# [TASK PROMPT]
All of the material should be reproduced exactly, with pictures left out.

# [GIVEN INFORMATION]
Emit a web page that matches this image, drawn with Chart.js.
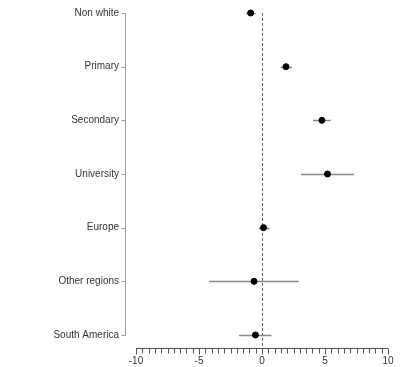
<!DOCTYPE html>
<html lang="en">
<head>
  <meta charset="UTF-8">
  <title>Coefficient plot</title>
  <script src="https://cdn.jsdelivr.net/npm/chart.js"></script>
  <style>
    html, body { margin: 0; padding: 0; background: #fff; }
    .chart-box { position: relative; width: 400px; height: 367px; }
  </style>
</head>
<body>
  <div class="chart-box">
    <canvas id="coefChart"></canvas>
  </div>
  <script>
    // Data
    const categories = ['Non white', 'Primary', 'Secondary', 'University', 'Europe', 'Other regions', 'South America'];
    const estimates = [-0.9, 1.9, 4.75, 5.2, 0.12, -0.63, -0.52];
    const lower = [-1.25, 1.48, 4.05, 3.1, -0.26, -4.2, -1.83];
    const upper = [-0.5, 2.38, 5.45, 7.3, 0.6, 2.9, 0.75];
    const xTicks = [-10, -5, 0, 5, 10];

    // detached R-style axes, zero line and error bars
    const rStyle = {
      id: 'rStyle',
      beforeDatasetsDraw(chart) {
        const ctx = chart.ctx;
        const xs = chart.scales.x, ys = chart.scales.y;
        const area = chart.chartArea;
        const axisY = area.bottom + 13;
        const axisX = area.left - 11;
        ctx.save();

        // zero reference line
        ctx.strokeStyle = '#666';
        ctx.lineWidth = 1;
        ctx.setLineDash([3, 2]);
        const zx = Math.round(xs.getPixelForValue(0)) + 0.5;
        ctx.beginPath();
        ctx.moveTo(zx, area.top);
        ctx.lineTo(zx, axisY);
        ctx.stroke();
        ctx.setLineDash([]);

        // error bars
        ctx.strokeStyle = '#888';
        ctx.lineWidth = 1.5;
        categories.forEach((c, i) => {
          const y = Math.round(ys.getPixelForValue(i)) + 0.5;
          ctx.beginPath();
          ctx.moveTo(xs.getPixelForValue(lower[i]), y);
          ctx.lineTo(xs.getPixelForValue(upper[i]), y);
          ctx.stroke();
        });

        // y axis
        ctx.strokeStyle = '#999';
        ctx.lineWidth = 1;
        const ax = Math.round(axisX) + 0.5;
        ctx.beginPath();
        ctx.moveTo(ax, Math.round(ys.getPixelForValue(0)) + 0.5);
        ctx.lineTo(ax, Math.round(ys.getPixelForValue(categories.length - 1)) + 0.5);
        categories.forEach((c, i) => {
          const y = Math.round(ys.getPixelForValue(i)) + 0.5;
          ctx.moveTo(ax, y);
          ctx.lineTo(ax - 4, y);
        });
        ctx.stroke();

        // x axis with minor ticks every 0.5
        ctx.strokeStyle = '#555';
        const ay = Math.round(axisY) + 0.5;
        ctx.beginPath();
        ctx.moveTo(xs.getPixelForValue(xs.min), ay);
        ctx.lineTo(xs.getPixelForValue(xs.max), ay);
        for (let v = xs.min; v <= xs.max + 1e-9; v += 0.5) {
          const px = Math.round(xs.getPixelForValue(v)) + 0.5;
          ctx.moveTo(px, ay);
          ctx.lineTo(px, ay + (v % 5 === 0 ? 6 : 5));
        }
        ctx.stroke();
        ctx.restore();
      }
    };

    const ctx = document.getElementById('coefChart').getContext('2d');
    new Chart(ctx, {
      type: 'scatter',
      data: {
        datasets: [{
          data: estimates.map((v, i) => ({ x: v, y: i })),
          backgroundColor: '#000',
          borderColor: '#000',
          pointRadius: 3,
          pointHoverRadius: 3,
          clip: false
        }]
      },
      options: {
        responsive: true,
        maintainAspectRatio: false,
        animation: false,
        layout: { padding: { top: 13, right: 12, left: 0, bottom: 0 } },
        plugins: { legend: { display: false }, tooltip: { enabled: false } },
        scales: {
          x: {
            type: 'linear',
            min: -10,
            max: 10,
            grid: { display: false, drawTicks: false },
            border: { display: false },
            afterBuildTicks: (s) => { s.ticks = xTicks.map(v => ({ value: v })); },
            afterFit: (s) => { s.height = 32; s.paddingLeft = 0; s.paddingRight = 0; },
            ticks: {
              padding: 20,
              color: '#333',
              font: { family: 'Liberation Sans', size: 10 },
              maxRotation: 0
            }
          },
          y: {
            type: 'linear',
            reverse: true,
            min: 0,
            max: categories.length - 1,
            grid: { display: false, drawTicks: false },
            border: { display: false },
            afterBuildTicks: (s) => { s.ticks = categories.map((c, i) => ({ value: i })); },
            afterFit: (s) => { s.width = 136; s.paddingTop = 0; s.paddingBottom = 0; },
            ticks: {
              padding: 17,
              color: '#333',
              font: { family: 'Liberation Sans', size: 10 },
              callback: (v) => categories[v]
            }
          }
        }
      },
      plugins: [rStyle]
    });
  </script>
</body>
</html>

# [FINAL RESULT]
Emit a web page that matches this image, drawn with Chart.js.
<!DOCTYPE html>
<html lang="en">
<head>
  <meta charset="UTF-8">
  <title>Coefficient plot</title>
  <script src="https://cdn.jsdelivr.net/npm/chart.js"></script>
  <style>
    html, body { margin: 0; padding: 0; background: #fff; }
    .chart-box { position: relative; width: 400px; height: 367px; }
  </style>
</head>
<body>
  <div class="chart-box">
    <canvas id="coefChart"></canvas>
  </div>
  <script>
    // Data
    const categories = ['Non white', 'Primary', 'Secondary', 'University', 'Europe', 'Other regions', 'South America'];
    const estimates = [-0.9, 1.9, 4.75, 5.2, 0.12, -0.63, -0.52];
    const lower = [-1.25, 1.48, 4.05, 3.1, -0.26, -4.2, -1.83];
    const upper = [-0.5, 2.38, 5.45, 7.3, 0.6, 2.9, 0.75];
    const xTicks = [-10, -5, 0, 5, 10];

    // detached R-style axes, zero line and error bars
    const rStyle = {
      id: 'rStyle',
      beforeDatasetsDraw(chart) {
        const ctx = chart.ctx;
        const xs = chart.scales.x, ys = chart.scales.y;
        const area = chart.chartArea;
        const axisY = area.bottom + 13;
        const axisX = area.left - 11;
        ctx.save();

        // zero reference line
        ctx.strokeStyle = '#666';
        ctx.lineWidth = 1;
        ctx.setLineDash([3, 2]);
        const zx = Math.round(xs.getPixelForValue(0)) + 0.5;
        ctx.beginPath();
        ctx.moveTo(zx, area.top);
        ctx.lineTo(zx, axisY);
        ctx.stroke();
        ctx.setLineDash([]);

        // error bars
        ctx.strokeStyle = '#888';
        ctx.lineWidth = 1.5;
        categories.forEach((c, i) => {
          const y = Math.round(ys.getPixelForValue(i)) + 0.5;
          ctx.beginPath();
          ctx.moveTo(xs.getPixelForValue(lower[i]), y);
          ctx.lineTo(xs.getPixelForValue(upper[i]), y);
          ctx.stroke();
        });

        // y axis
        ctx.strokeStyle = '#999';
        ctx.lineWidth = 1;
        const ax = Math.round(axisX) + 0.5;
        ctx.beginPath();
        ctx.moveTo(ax, Math.round(ys.getPixelForValue(0)) + 0.5);
        ctx.lineTo(ax, Math.round(ys.getPixelForValue(categories.length - 1)) + 0.5);
        categories.forEach((c, i) => {
          const y = Math.round(ys.getPixelForValue(i)) + 0.5;
          ctx.moveTo(ax, y);
          ctx.lineTo(ax - 4, y);
        });
        ctx.stroke();

        // x axis with minor ticks every 0.5
        ctx.strokeStyle = '#555';
        const ay = Math.round(axisY) + 0.5;
        ctx.beginPath();
        ctx.moveTo(xs.getPixelForValue(xs.min), ay);
        ctx.lineTo(xs.getPixelForValue(xs.max), ay);
        for (let v = xs.min; v <= xs.max + 1e-9; v += 0.5) {
          const px = Math.round(xs.getPixelForValue(v)) + 0.5;
          ctx.moveTo(px, ay);
          ctx.lineTo(px, ay + (v % 5 === 0 ? 6 : 5));
        }
        ctx.stroke();
        ctx.restore();
      }
    };

    const ctx = document.getElementById('coefChart').getContext('2d');
    new Chart(ctx, {
      type: 'scatter',
      data: {
        datasets: [{
          data: estimates.map((v, i) => ({ x: v, y: i })),
          backgroundColor: '#000',
          borderColor: '#000',
          pointRadius: 3,
          pointHoverRadius: 3,
          clip: false
        }]
      },
      options: {
        responsive: true,
        maintainAspectRatio: false,
        animation: false,
        layout: { padding: { top: 13, right: 12, left: 0, bottom: 0 } },
        plugins: { legend: { display: false }, tooltip: { enabled: false } },
        scales: {
          x: {
            type: 'linear',
            min: -10,
            max: 10,
            grid: { display: false, drawTicks: false },
            border: { display: false },
            afterBuildTicks: (s) => { s.ticks = xTicks.map(v => ({ value: v })); },
            afterFit: (s) => { s.height = 32; s.paddingLeft = 0; s.paddingRight = 0; },
            ticks: {
              padding: 20,
              color: '#333',
              font: { family: 'Liberation Sans', size: 10 },
              maxRotation: 0
            }
          },
          y: {
            type: 'linear',
            reverse: true,
            min: 0,
            max: categories.length - 1,
            grid: { display: false, drawTicks: false },
            border: { display: false },
            afterBuildTicks: (s) => { s.ticks = categories.map((c, i) => ({ value: i })); },
            afterFit: (s) => { s.width = 136; s.paddingTop = 0; s.paddingBottom = 0; },
            ticks: {
              padding: 17,
              color: '#333',
              font: { family: 'Liberation Sans', size: 10 },
              callback: (v) => categories[v]
            }
          }
        }
      },
      plugins: [rStyle]
    });
  </script>
</body>
</html>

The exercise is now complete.